Amazing facts you should know about the Real Mohenjo daro

by Harsh Vardhan Posted on

The trailer of Ashutosh Gowarikar’s film Mohenjo Daro has attracted a lot of criticism from all sectors for falsely portraying of the 5,000-year-old Indus Valley Civilisation.

Here are 6 amazing facts that you should know about Mohenjo daro :

1.The Origin of the Name Mohenjo-daro

As weird as the name might seem, its meaning just gets weirder and of course, creepier. Mohenjo-daro means the “Hill of the Dead” or the “Mound of the Dead” in Sindhi. Although the original name of the city is yet to be deciphered, the analysis of an ancient seal of Mohenjo Daro suggests its ancient Dravidian name—Kukkutarma (where “ma” means city while “kukkuta” means cockerel). According to many archeologists, this land might have been the earliest diffusion point of domestication of chicken!

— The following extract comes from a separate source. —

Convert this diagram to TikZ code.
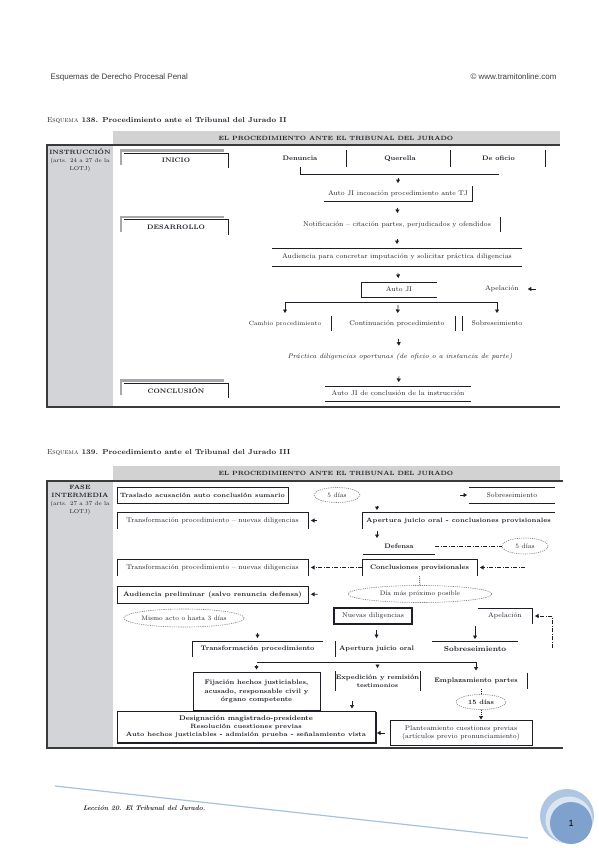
\documentclass[tikz,border=0pt]{standalone}
\usepackage{fontspec}
\setsansfont{Liberation Sans}
\usepackage{tikz}
\usetikzlibrary{shapes.geometric, arrows.meta, positioning}
\definecolor{ink}{HTML}{1E1E28}
\definecolor{framegray}{HTML}{3A3A3A}
\definecolor{bargray}{HTML}{D2D2D2}
\definecolor{colgray}{HTML}{D3D4D7}
\definecolor{shadegray}{HTML}{A8A8A8}
\definecolor{pagetext}{HTML}{3C3C3C}
\definecolor{footblue}{HTML}{A9C1DE}
\definecolor{ringout}{HTML}{AFC6E3}
\definecolor{ringmid}{HTML}{DCE6F2}
\definecolor{ringin}{HTML}{7EA1CD}

\begin{document}
\begin{tikzpicture}[x=1pt, y=-1pt,
    txt/.style={inner sep=0pt, outer sep=0pt, align=center, text=ink, font=\fontsize{6.8}{8}\selectfont},
    btxt/.style={txt, font=\fontsize{6.6}{8.2}\selectfont\bfseries},
    headtxt/.style={txt, font=\fontsize{6.1}{8}\selectfont\bfseries},
    ttl/.style={txt, anchor=west, font=\fontsize{7.2}{8}\selectfont\bfseries},
    coltxt/.style={txt, font=\fontsize{5.7}{8}\selectfont},
    phase/.style={txt, minimum width=105pt, minimum height=15pt, font=\fontsize{6.5}{8}\selectfont\bfseries},
    boxed/.style={draw=ink, line width=0.8pt},
    days/.style={ellipse, draw=gray, dash pattern=on 1.2pt off 1pt, line width=0.6pt, inner sep=0pt, text=ink, font=\fontsize{6.5}{8}\selectfont},
    rule/.style={line width=0.8pt, ink},
    arrowtip/.style={-{Triangle[length=3.5pt, width=4pt]}, line width=0.7pt, ink},
    dashdotline/.style={line width=0.6pt, ink, dash pattern=on 4pt off 1.5pt on 1pt off 1.5pt},
    dotline/.style={line width=0.6pt, ink, dash pattern=on 1pt off 1pt},
    pageframe/.style={line width=1.6pt, framegray},
    tabshade/.style={line width=2.6pt, shadegray},
  ]
  \useasboundingbox (0,0) rectangle (599,848);

  % page header
  \node[anchor=west, text=pagetext, font=\sffamily\fontsize{8}{9}\selectfont] (pagehead) at (47,77) {Esquemas de Derecho Procesal Penal};
  \node[anchor=east, text=pagetext, font=\sffamily\fontsize{8}{9}\selectfont] (pagesite) at (560,77) {\textcopyright\ www.tramitonline.com};

  % ---------- Esquema 138
  \node[ttl] (title1) at (47,121) {{\mdseries\textsc{Esquema}} 138. Procedimiento ante el Tribunal del Jurado II};
  \fill[bargray] (113,131) rectangle (560,145);
  \fill[colgray] (47,145) rectangle (113,407);
  \draw[pageframe] (560,145) -- (47,145) -- (47,407) -- (560,407);
  \node[headtxt] (head1) at (336,138) {EL PROCEDIMIENTO ANTE EL TRIBUNAL DEL JURADO};
  \node[coltxt] (instr) at (80,160) {{\fontsize{6.2}{8}\selectfont\bfseries INSTRUCCIÓN}\\(arts. 24 a 27 de la\\LOTJ)};

  \node[phase] (inicio) at (176,160.5) {INICIO};
  \node[phase] (desarrollo) at (176,227) {DESARROLLO};
  \node[phase] (conclusion) at (176,390.5) {CONCLUSIÓN};
  \foreach \p in {inicio, desarrollo, conclusion} {
    \draw[tabshade] ([shift={(-2.5pt,3pt)}]\p.south west) -- ([shift={(-2.5pt,2.5pt)}]\p.north west) -- ([shift={(-5pt,2.5pt)}]\p.north east);
    \draw[rule] (\p.north west) -- (\p.north east) -- (\p.south east);
  }

  \node[btxt, minimum width=92pt, minimum height=17pt] (denuncia) at (300,158.5) {Denuncia};
  \node[btxt, minimum width=100pt, minimum height=17pt, right=4pt of denuncia] (querella) {Querella};
  \node[btxt, minimum width=93pt, minimum height=17pt, right=2pt of querella] (deoficio) {De oficio};
  \foreach \s in {denuncia, querella, deoficio}
    \draw[rule] (\s.north east) -- (\s.south east);
  \draw[rule] (denuncia.south) |- ([yshift=-7pt]deoficio.south);
  \coordinate (srcjoin) at (398,174);

  \node[txt, minimum width=148pt, minimum height=15pt] (autoji1) at (398,193.5) {Auto JI incoación procedimiento ante TJ};
  \draw[rule] (autoji1.north east) -- (autoji1.south east) -- (autoji1.south west);
  \draw[arrowtip, shorten <=4pt, shorten >=3pt] (srcjoin) -- (autoji1);

  \node[txt, minimum width=206pt, minimum height=15pt] (notif) at (397,224.5) {Notificación – citación partes, perjudicados y ofendidos};
  \draw[rule] (notif.north east) -- (notif.south east);
  \draw[arrowtip, shorten <=7pt, shorten >=4pt] (autoji1) -- (notif);

  \node[txt, minimum width=250pt, minimum height=18pt] (aud) at (397,257) {Audiencia para concretar imputación y solicitar práctica diligencias};
  \draw[rule] (aud.north west) -- (aud.north east) (aud.south west) -- (aud.south east);
  \draw[arrowtip, shorten <=7pt, shorten >=4pt] (notif) -- (aud);

  \node[txt, minimum width=76pt, minimum height=15pt] (autoji2) at (399,289.5) {Auto JI};
  \draw[rule] (autoji2.north east) -- (autoji2.north west) -- (autoji2.south west) -- (autoji2.south east);
  \draw[arrowtip, shorten <=7pt, shorten >=4pt] (aud) -- (autoji2);

  \node[txt] (apel1) at (502,289) {Apelación};
  \coordinate (apelin1) at (536,289);
  \draw[arrowtip, shorten >=9pt] (apelin1) -- (apel1);

  \node[txt, font=\fontsize{6}{7}\selectfont, minimum width=92pt, minimum height=15pt] (cambio) at (285,323.5) {Cambio procedimiento};
  \node[txt, minimum width=116pt, minimum height=15pt] (contin) at (397,323.5) {Continuación procedimiento};
  \node[txt, minimum width=70pt, minimum height=15pt, right=7pt of contin] (sobres1) {Sobreseimiento};
  \draw[rule] (cambio.north east) -- (cambio.south east) (contin.north east) -- (contin.south east) (sobres1.north west) -- (sobres1.south west);
  \coordinate (split1) at (398,302);
  \draw[arrowtip, shorten >=3pt] (split1 -| sobres1.north) -- (split1 -| cambio.north) -- (cambio.north);
  \draw[arrowtip, shorten >=3pt] (split1 -| sobres1.north) -- (sobres1.north);
  \draw[arrowtip, shorten <=8pt, shorten >=3pt] (autoji2) -- (contin);

  \node[txt, font=\fontsize{6.8}{8}\selectfont\itshape] (pract) at (400,357) {Práctica diligencias oportunas (de oficio o a instancia de parte)};
  \draw[arrowtip, shorten <=8pt, shorten >=8pt] (contin) -- (pract);

  \node[txt, minimum width=146pt, minimum height=15pt] (autojc) at (398,393.5) {Auto JI de conclusión de la instrucción};
  \draw[rule] (autojc.north west) -- (autojc.north east) (autojc.south west) -- (autojc.south east);
  \draw[arrowtip, shorten <=16pt, shorten >=4pt] (pract) -- (autojc);

  % ---------- Esquema 139
  \node[ttl] (title2) at (47,453) {{\mdseries\textsc{Esquema}} 139. Procedimiento ante el Tribunal del Jurado III};
  \fill[bargray] (113,466) rectangle (560,481);
  \fill[colgray] (47,481) rectangle (113,748);
  \draw[pageframe] (563,481) -- (47,481) -- (47,748) -- (563,748);
  \node[headtxt] (head2) at (336,473.5) {EL PROCEDIMIENTO ANTE EL TRIBUNAL DEL JURADO};
  \node[coltxt] (fase) at (80,500) {{\fontsize{6.2}{8}\selectfont\bfseries FASE}\\{\fontsize{6.2}{8}\selectfont\bfseries INTERMEDIA}\\(arts. 27 a 37 de la\\LOTJ)};

  \node[btxt, boxed, font=\fontsize{6.2}{8}\selectfont\bfseries, minimum width=171pt, minimum height=16pt] (traslado) at (202.5,495) {Traslado acusación auto conclusión sumario};
  \node[days, minimum width=46pt, minimum height=15pt] (dias1) at (337,495) {5 días};
  \node[txt, minimum width=86pt, minimum height=16pt] (sobres2) at (512,495) {Sobreseimiento};
  \draw[rule] (sobres2.north west) -- (sobres2.north east) (sobres2.south west) -- (sobres2.south east);
  \draw[arrowtip, shorten <=100pt, shorten >=2pt] (dias1) -- (sobres2);

  \coordinate (colB) at (377,0);
  \node[btxt, font=\fontsize{6.3}{8}\selectfont\bfseries, minimum width=193pt, minimum height=17pt] (apert) at (458.5,520.5) {Apertura juicio oral - conclusiones provisionales};
  \draw[rule] (apert.south west) -- (apert.north west) -- (apert.north east);
  \draw[arrowtip, shorten <=3pt, shorten >=2pt] (sobres2.south -| colB) -- (apert.north -| colB);

  \node[txt, minimum width=191pt, minimum height=17pt] (transf1) at (212.5,520.5) {Transformación procedimiento – nuevas diligencias};
  \draw[rule] (transf1.south west) -- (transf1.north west) -- (transf1.north east) -- (transf1.south east);
  \draw[arrowtip, shorten <=45pt, shorten >=3pt] (apert) -- (transf1);

  \node[btxt, minimum width=72pt, minimum height=16pt] (defensa) at (399,546) {Defensa};
  \draw[rule] (defensa.south west) -- (defensa.south east);
  \draw[arrowtip, shorten <=2pt] (apert.south -| colB) -- (defensa.north -| colB);
  \node[days, minimum width=46pt, minimum height=16pt] (dias2) at (525,546) {5 días};
  \draw[dashdotline] (defensa) -- (dias2);

  \node[btxt, minimum width=115pt, minimum height=17pt] (concl) at (419.5,567.5) {Conclusiones provisionales};
  \draw[rule] (concl.south west) -- (concl.north west) -- (concl.north east) -- (concl.south east);
  \draw[dashdotline, arrowtip, shorten >=3pt] (dias2.south |- concl.east) -- (concl);

  \node[txt, minimum width=191pt, minimum height=17pt] (transf2) at (212.5,567.5) {Transformación procedimiento – nuevas diligencias};
  \draw[rule] (transf2.south west) -- (transf2.north west) -- (transf2.north east) -- (transf2.south east);
  \draw[dashdotline, arrowtip, shorten >=3pt] (concl) -- (transf2);

  \node[days, minimum width=144pt, minimum height=17pt] (diap) at (420,594) {Día más próximo posible};
  \draw[dotline] (concl) -- (diap);
  \node[btxt, boxed, font=\fontsize{6.4}{8}\selectfont\bfseries, minimum width=191pt, minimum height=17pt] (audpre) at (212.5,594.5) {Audiencia preliminar (salvo renuncia defensa)};
  \draw[arrowtip, shorten <=30pt, shorten >=3pt] (diap) -- (audpre);

  \node[days, minimum width=118pt, minimum height=18pt] (mismo) at (184,618) {Mismo acto o hasta 3 días};
  \node[txt, draw=ink, line width=1.1pt, minimum width=78pt, minimum height=16pt] (nuevas) at (373,616) {Nuevas diligencias};
  \node[txt, minimum width=54pt, minimum height=16pt] (apel2) at (505,616) {Apelación};
  \draw[rule] (apel2.north west) -- (apel2.north east) -- (apel2.south east);
  \coordinate (apelin2) at (552,648);
  \draw[dashdotline, arrowtip, shorten >=3pt] (apelin2) |- (apel2);

  \node[btxt, minimum width=131pt, minimum height=16pt] (transf3) at (257.5,649) {Transformación procedimiento};
  \draw[rule] (transf3.south west) -- (transf3.north west) -- (transf3.north east);
  \node[btxt, minimum width=83pt, minimum height=16pt] (apjo) at (376.5,649) {Apertura juicio oral};
  \draw[rule] (apjo.north west) -- (apjo.south west);
  \node[btxt, font=\fontsize{7.3}{9}\selectfont\bfseries, minimum width=86pt, minimum height=16pt] (sobres3) at (475,649) {Sobreseimiento};
  \draw[rule] (sobres3.north west) -- (sobres3.north east);
  \draw[arrowtip, shorten <=30pt, shorten >=3pt] (audpre.south -| transf3.north) -- (transf3.north);
  \draw[arrowtip, shorten <=6pt, shorten >=3pt] (nuevas.south -| apjo.north) -- (apjo.north);
  \draw[arrowtip, shorten <=2pt, shorten >=2pt] (apel2.south -| sobres3.north) -- (sobres3.north);

  \node[btxt, boxed, minimum width=127pt, minimum height=38pt] (fij) at (256.5,691.5) {Fijación hechos justiciables,\\acusado, responsable civil y\\órgano competente};
  \node[btxt, minimum width=85pt, minimum height=20pt] (exped) at (377.5,681) {Expedición y remisión\\{\fontsize{6}{7}\selectfont testimonios}};
  \draw[rule] (exped.north west) -- (exped.south west) (exped.north east) -- (exped.south east);
  \node[btxt, minimum width=102pt, minimum height=16pt] (empl) at (476,680.5) {Emplazamiento partes};
  \draw[rule] (empl.north east) -- (empl.south east);
  \coordinate (split2) at (377,662);
  \draw[arrowtip, shorten >=2pt] (split2 -| fij.north) -- (split2 -| empl.north) -- (empl.north);
  \draw[arrowtip, shorten <=3pt, shorten >=3pt] (split2 -| fij.north) -- (fij.north);
  \draw[arrowtip, shorten <=3pt, shorten >=3pt] (split2 -| exped.north) -- (exped.north);

  \node[days, font=\fontsize{6.5}{8}\selectfont\bfseries, minimum width=50pt, minimum height=15pt] (dias15) at (481,702) {15 días};
  \draw[dotline] (empl.south -| dias15.north) -- (dias15.north);

  \node[txt, draw=ink, line width=0.8pt, minimum width=258pt, minimum height=31pt] (desig) at (246,727) {{\fontsize{6.8}{8}\selectfont\bfseries Designación magistrado-presidente}\\{\fontsize{6.2}{7.5}\selectfont\bfseries Resolución cuestiones previas}\\{\fontsize{6.2}{7.5}\selectfont\bfseries Auto hechos justiciables - admisión prueba - señalamiento vista}};
  \draw[rule, line width=1.2pt] ([xshift=1.2pt]desig.north east) -- ([shift={(1.2pt,-1.2pt)}]desig.south east) -- ([yshift=-1.2pt]desig.south west);
  \coordinate (todesig) at (352,698);
  \draw[arrowtip, shorten <=3pt, shorten >=3pt] (todesig) -- (todesig |- desig.north);

  \node[txt, boxed, minimum width=142pt, minimum height=25pt] (plant) at (461,733) {Planteamiento cuestiones previas\\(artículos previo pronunciamiento)};
  \draw[dotline, arrowtip, shorten >=1pt] (dias15.south) -- (dias15.south |- plant.north);
  \draw[arrowtip, shorten <=5pt, shorten >=2pt] (plant.west) -- (plant.west -| desig.east);

  % footer
  \draw[footblue, line width=1.2pt] (55,786) -- (528,838);
  \node[txt, anchor=west, font=\fontsize{6.8}{8}\selectfont\bfseries\itshape] (lesson) at (83,808) {Lección 20. El Tribunal del Jurado.};
  \fill[ringout] (567,816) circle [radius=27pt];
  \fill[ringmid] (569,820) circle [radius=23.5pt];
  \fill[ringin] (571,823) circle [radius=21pt];
  \node[font=\sffamily\fontsize{9}{10}\selectfont] (pagenum) at (571,823) {1};
\end{tikzpicture}
\end{document}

2. This ancient city was not discovered until 1922

When a few Indus Valley sites and cities like Harappa and Lothal were excavated in 1922, the city of Mohenjo-daro was also among them, and that is when the name came to be. Mohenjo-daro literally means ‘the mound of the dead men’ in Sindhi. Archeologist Rakhaldas Bandhyopadyay a.k.a R. D. Banerji was working at the Sindh province, when he noticed certain high mounds, with pottery, flint scrapers, beads, seals, stone blades scattered all around them. This was then followed by a large-scale excavation which led to the discovery of a large city built of fired and mortared bricks.

3.The Great Bath

This is one of the most amazing things about the city—the Great Bath is the name given to a 8 feet deep, 23 feet wide and 39 feet long bathing pool built with waterproof bricks! That, after a pool bath, you take a proper bath is necessary was perfectly known to our ancestors; and, it was with this vision that they had created numerous small changing rooms surrounding the great bath, with an attached bathroom to each room

4. The ‘Dancing Girl’ statuette is one of the rarest artifacts to have been excavated

One of the excavators at Mohenjo-daro, John Marshall describes this iconic artifact, a 10.8 cm long bronze statuette of the dancing girl, at least 4500 years old, as “a vivid impression of a young girl, her hand on her hip in a half-impudent posture, and legs slightly forward as she beats time to the music with her legs and feet”. She was also known to be a favourite of the British archeologist Mortimer Wheeler. He is recorded in a television program from 1973, to have said, “There is her… pouting lips and insolent look in the eyes. She’s about fifteen years old I should think, not more, but she stands there with bangles all the way up her arm and nothing else on. A girl perfectly, for the moment, perfectly confident of herself and the world. There’s nothing like her, I think, in the world.”

5. Mohenjo-daro was designated a UNESCO World heritage Site in 1980

Mohenjo-daro was one of the most prosperous, and planned cities of the The Indus Valley Civilization, a contemporary of (and even superior to) the Ancient Egyptian and Mesopotamian civilizations. In its heyday, Mohenjo-daro had a population of over 35,000. After the city was rediscovered in 1922, more significant excavations were conducted, and in 1980, Mohenjo-daro became a UNESCO World Heritage Site, which led to further excavations, but came to a halt due to scarce government funds.

6. Discovery of Mohenjo-daro

Regarded as one of the earliest modern city of the world, this “hustling and bustling” town was built as early as the 26th century BCE; however, the funny thing about it is this that it was as recently as 1921 that the first team of archeologists visited the site in expectation of finding a lost city. And, the excavation work had gone on till almost just 4 decades back—1964!